Source code of charts:
"""

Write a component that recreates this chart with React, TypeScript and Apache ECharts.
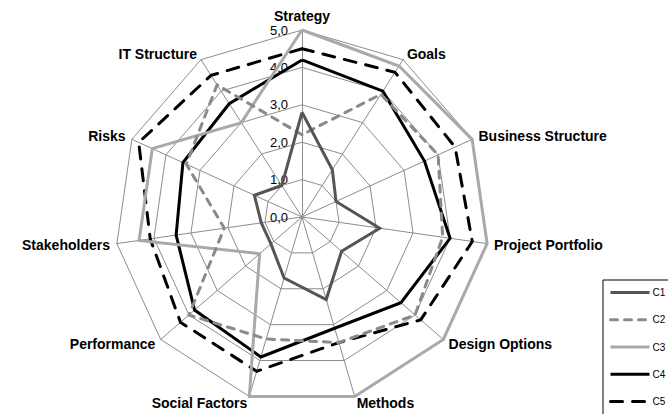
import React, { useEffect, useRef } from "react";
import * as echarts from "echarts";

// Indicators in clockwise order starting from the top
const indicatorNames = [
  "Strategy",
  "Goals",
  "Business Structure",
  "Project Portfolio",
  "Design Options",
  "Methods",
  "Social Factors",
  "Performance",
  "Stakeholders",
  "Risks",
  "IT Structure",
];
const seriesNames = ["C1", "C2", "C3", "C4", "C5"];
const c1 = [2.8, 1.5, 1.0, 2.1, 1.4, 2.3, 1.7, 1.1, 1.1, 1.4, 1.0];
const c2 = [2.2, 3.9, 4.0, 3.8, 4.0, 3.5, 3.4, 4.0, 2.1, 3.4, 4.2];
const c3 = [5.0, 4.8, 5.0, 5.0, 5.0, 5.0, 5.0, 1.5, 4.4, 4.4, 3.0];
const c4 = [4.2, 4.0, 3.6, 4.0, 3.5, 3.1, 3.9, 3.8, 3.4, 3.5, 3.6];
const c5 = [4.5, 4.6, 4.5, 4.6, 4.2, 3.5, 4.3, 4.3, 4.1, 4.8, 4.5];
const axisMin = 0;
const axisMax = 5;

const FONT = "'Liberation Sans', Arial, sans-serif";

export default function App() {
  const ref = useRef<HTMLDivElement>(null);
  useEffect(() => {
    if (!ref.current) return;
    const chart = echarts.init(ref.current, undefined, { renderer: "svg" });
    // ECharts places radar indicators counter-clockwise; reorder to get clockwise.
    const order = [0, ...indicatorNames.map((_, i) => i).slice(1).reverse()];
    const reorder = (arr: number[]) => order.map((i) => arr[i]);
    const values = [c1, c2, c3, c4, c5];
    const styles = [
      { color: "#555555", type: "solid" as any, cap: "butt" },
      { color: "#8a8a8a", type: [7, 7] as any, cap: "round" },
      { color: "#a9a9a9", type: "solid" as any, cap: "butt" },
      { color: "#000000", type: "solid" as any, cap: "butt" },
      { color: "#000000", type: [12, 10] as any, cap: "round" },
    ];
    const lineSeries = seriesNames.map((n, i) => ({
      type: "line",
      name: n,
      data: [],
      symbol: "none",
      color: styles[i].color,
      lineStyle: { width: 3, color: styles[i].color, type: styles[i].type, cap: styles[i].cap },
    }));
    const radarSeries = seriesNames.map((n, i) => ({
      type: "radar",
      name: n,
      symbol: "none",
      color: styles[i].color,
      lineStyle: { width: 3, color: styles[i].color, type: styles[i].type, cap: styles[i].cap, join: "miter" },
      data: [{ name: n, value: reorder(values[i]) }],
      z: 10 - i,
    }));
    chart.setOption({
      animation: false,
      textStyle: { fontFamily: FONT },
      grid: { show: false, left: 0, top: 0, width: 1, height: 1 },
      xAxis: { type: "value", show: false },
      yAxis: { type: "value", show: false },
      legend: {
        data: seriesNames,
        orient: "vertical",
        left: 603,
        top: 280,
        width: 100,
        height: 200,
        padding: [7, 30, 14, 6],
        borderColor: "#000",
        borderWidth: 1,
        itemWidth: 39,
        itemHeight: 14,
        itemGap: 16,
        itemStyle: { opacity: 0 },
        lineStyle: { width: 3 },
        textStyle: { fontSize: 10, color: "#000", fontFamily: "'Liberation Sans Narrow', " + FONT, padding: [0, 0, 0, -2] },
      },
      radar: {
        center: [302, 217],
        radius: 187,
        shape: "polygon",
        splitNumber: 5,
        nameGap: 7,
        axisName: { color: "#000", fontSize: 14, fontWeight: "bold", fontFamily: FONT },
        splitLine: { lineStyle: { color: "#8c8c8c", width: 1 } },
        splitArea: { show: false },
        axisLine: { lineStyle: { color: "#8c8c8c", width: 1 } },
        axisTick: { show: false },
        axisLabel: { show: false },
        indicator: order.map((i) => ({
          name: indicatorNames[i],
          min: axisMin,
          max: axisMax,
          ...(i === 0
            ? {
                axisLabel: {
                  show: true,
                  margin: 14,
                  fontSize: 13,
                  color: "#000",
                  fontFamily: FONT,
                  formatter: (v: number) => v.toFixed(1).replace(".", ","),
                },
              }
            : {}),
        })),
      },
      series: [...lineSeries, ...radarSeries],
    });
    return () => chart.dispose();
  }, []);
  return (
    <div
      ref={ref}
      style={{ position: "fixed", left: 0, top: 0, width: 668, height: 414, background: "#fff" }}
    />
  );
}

"""
"""

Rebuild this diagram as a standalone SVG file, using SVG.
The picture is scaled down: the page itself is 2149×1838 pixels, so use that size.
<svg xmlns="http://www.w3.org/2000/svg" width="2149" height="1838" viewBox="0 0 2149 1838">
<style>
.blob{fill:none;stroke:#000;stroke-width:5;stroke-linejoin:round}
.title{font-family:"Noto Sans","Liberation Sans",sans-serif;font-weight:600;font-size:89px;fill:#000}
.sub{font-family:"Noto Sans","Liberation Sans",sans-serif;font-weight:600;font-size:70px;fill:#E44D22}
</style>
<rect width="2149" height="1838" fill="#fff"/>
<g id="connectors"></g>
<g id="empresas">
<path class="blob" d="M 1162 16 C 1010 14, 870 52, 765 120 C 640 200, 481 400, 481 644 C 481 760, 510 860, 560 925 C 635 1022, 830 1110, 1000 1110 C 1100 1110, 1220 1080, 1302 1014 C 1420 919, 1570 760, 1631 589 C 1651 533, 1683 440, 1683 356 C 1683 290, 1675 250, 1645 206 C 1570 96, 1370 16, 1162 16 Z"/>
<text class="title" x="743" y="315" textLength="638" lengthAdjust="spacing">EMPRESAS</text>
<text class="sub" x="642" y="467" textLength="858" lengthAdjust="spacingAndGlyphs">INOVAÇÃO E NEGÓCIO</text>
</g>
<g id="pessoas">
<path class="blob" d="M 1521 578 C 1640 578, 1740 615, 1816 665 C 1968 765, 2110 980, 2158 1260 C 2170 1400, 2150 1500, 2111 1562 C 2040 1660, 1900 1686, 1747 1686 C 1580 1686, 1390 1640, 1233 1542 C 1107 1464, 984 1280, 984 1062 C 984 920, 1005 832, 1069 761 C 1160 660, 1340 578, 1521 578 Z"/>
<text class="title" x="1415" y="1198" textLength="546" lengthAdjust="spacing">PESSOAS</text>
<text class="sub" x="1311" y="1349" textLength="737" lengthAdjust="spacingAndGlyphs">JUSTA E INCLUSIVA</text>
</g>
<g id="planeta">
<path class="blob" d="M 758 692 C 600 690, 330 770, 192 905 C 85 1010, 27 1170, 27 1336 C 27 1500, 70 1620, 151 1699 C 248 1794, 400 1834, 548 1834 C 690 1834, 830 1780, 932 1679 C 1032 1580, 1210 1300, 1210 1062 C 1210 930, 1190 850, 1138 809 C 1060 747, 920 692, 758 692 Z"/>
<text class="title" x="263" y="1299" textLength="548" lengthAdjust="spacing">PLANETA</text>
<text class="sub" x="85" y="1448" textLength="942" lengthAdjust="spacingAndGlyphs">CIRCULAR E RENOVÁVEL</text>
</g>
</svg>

"""
"""

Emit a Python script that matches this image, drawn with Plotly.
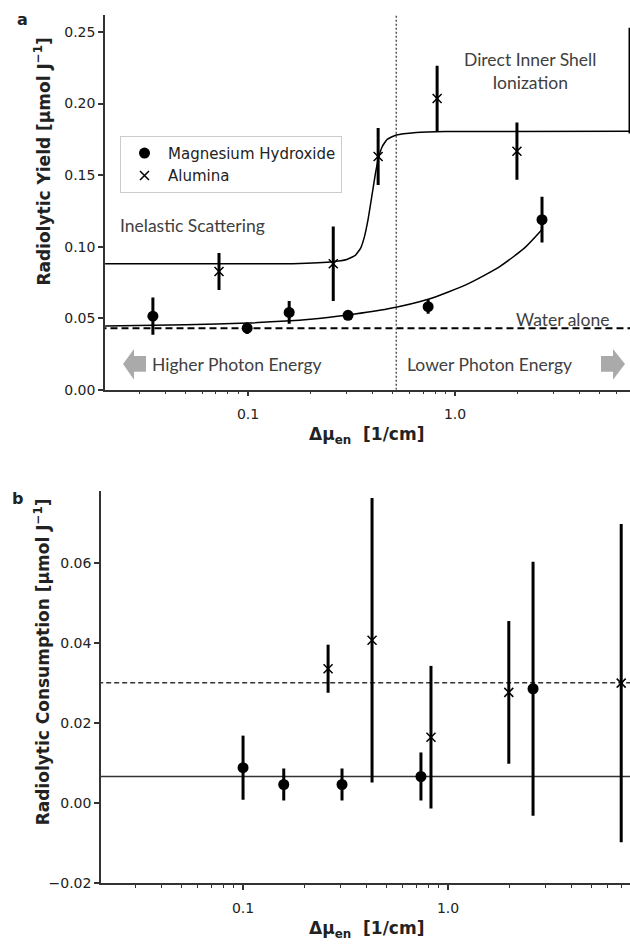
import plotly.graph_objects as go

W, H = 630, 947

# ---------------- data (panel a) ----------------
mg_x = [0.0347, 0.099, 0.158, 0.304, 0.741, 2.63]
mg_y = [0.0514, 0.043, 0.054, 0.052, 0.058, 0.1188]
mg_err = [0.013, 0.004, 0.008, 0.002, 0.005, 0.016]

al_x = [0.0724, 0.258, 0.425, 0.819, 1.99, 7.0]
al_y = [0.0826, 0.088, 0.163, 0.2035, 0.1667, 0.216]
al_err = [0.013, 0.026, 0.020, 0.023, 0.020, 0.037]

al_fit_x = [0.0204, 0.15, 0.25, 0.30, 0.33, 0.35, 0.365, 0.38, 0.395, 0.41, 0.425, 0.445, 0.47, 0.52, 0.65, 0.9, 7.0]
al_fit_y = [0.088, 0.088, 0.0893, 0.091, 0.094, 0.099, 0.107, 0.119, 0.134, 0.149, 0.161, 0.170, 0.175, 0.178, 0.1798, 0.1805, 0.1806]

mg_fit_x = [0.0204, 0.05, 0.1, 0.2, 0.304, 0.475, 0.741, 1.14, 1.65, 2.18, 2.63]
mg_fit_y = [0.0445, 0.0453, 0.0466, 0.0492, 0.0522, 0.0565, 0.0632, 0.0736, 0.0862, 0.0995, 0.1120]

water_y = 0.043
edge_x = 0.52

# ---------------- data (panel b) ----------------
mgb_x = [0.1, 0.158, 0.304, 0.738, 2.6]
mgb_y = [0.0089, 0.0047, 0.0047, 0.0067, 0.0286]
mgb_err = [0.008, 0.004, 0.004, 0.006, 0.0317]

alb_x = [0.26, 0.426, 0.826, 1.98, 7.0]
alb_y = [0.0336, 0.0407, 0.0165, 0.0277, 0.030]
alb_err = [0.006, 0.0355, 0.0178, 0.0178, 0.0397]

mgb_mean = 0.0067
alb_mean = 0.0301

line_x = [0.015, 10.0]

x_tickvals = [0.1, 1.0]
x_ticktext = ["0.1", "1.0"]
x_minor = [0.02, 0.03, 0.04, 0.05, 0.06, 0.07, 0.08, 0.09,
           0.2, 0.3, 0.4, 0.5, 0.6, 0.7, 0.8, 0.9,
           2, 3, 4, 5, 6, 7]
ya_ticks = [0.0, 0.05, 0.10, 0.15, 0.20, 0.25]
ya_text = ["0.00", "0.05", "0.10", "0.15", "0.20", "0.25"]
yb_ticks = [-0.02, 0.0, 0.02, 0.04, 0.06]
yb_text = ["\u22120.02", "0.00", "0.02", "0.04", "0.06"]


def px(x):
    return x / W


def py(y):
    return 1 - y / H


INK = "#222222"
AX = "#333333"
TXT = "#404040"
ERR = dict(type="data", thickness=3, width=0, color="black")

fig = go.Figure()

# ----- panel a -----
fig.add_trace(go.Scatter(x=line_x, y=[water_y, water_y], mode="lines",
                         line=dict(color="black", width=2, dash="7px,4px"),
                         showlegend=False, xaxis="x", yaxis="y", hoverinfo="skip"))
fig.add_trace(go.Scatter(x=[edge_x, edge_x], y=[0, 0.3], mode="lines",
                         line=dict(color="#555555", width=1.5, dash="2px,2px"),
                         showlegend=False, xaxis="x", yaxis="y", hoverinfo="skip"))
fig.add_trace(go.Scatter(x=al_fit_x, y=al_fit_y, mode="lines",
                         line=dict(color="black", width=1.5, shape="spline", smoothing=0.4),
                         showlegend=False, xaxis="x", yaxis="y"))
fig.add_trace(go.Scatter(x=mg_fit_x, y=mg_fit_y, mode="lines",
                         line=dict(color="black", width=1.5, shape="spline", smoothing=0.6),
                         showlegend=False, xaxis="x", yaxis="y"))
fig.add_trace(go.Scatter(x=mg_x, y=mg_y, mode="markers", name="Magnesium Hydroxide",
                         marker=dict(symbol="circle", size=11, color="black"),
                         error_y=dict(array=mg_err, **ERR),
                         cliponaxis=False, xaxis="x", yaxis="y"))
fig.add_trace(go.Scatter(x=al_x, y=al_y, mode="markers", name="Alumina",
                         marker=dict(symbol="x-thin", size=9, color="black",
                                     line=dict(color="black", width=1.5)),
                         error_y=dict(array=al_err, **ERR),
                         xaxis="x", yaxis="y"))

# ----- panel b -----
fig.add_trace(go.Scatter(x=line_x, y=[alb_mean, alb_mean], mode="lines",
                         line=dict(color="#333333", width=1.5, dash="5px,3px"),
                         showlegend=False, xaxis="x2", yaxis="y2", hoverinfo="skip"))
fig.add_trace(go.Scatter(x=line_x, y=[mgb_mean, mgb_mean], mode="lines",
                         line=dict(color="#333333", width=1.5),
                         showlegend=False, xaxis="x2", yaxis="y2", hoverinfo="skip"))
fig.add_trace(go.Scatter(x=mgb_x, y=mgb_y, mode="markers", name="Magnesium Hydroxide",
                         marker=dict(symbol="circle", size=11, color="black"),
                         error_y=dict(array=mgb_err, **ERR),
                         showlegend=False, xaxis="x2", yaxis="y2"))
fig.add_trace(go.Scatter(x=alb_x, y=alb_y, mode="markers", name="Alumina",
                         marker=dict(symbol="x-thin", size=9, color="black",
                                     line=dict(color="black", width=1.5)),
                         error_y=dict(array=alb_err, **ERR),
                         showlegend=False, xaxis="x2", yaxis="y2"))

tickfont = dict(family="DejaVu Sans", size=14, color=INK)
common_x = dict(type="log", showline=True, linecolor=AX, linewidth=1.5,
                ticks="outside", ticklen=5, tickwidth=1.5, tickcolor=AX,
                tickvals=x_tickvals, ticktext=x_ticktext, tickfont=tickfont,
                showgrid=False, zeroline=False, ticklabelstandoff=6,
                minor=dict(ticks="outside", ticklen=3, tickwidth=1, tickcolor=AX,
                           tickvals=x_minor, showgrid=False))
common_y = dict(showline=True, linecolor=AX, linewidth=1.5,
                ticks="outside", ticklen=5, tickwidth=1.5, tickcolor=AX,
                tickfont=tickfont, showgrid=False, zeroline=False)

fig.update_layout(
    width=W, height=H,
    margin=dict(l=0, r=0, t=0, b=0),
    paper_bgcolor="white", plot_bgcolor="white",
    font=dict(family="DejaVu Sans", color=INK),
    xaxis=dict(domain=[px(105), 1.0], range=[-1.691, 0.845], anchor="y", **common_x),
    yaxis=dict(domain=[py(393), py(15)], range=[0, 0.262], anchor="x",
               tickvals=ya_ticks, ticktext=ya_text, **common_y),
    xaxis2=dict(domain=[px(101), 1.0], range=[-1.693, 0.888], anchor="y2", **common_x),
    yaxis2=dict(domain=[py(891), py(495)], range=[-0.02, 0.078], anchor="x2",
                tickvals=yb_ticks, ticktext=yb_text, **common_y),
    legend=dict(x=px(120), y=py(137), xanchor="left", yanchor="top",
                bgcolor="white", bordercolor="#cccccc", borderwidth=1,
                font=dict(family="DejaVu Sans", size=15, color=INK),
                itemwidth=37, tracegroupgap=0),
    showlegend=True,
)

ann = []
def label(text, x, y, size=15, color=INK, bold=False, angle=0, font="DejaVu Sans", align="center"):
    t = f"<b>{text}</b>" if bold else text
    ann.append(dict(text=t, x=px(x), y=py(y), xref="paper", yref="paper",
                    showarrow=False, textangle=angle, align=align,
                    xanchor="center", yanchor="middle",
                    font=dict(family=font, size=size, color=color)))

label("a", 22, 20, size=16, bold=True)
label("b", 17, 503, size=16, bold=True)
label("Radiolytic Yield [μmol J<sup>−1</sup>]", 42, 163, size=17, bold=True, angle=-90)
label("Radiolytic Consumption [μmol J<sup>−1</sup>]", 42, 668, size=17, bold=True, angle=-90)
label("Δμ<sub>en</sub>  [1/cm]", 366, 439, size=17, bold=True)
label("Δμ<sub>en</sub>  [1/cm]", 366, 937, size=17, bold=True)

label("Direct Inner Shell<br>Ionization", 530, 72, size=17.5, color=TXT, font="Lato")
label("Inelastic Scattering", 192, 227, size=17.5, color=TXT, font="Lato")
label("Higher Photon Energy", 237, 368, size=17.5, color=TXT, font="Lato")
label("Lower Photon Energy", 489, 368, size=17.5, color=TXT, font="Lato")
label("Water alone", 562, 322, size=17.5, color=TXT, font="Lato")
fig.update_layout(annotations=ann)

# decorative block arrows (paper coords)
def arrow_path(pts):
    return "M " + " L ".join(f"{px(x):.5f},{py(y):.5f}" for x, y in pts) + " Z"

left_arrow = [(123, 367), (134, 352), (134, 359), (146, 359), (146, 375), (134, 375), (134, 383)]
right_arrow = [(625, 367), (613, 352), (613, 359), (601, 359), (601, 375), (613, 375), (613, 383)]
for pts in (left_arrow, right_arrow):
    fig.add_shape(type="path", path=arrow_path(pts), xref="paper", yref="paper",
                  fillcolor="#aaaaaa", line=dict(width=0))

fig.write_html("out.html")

"""

▸ **DIRECTIONS FOR THIS TASK**
Above are the records. Print exactly the lines from the one containing "Emit a Python" to the one containing "mgb_err = [0.008, 0.004, 0.004, 0.006, 0.0317]", both included, and nothing else; pictures are excluded.

▸ **SOLUTION FOR THIS TASK**
Emit a Python script that matches this image, drawn with Plotly.
import plotly.graph_objects as go

W, H = 630, 947

# ---------------- data (panel a) ----------------
mg_x = [0.0347, 0.099, 0.158, 0.304, 0.741, 2.63]
mg_y = [0.0514, 0.043, 0.054, 0.052, 0.058, 0.1188]
mg_err = [0.013, 0.004, 0.008, 0.002, 0.005, 0.016]

al_x = [0.0724, 0.258, 0.425, 0.819, 1.99, 7.0]
al_y = [0.0826, 0.088, 0.163, 0.2035, 0.1667, 0.216]
al_err = [0.013, 0.026, 0.020, 0.023, 0.020, 0.037]

al_fit_x = [0.0204, 0.15, 0.25, 0.30, 0.33, 0.35, 0.365, 0.38, 0.395, 0.41, 0.425, 0.445, 0.47, 0.52, 0.65, 0.9, 7.0]
al_fit_y = [0.088, 0.088, 0.0893, 0.091, 0.094, 0.099, 0.107, 0.119, 0.134, 0.149, 0.161, 0.170, 0.175, 0.178, 0.1798, 0.1805, 0.1806]

mg_fit_x = [0.0204, 0.05, 0.1, 0.2, 0.304, 0.475, 0.741, 1.14, 1.65, 2.18, 2.63]
mg_fit_y = [0.0445, 0.0453, 0.0466, 0.0492, 0.0522, 0.0565, 0.0632, 0.0736, 0.0862, 0.0995, 0.1120]

water_y = 0.043
edge_x = 0.52

# ---------------- data (panel b) ----------------
mgb_x = [0.1, 0.158, 0.304, 0.738, 2.6]
mgb_y = [0.0089, 0.0047, 0.0047, 0.0067, 0.0286]
mgb_err = [0.008, 0.004, 0.004, 0.006, 0.0317]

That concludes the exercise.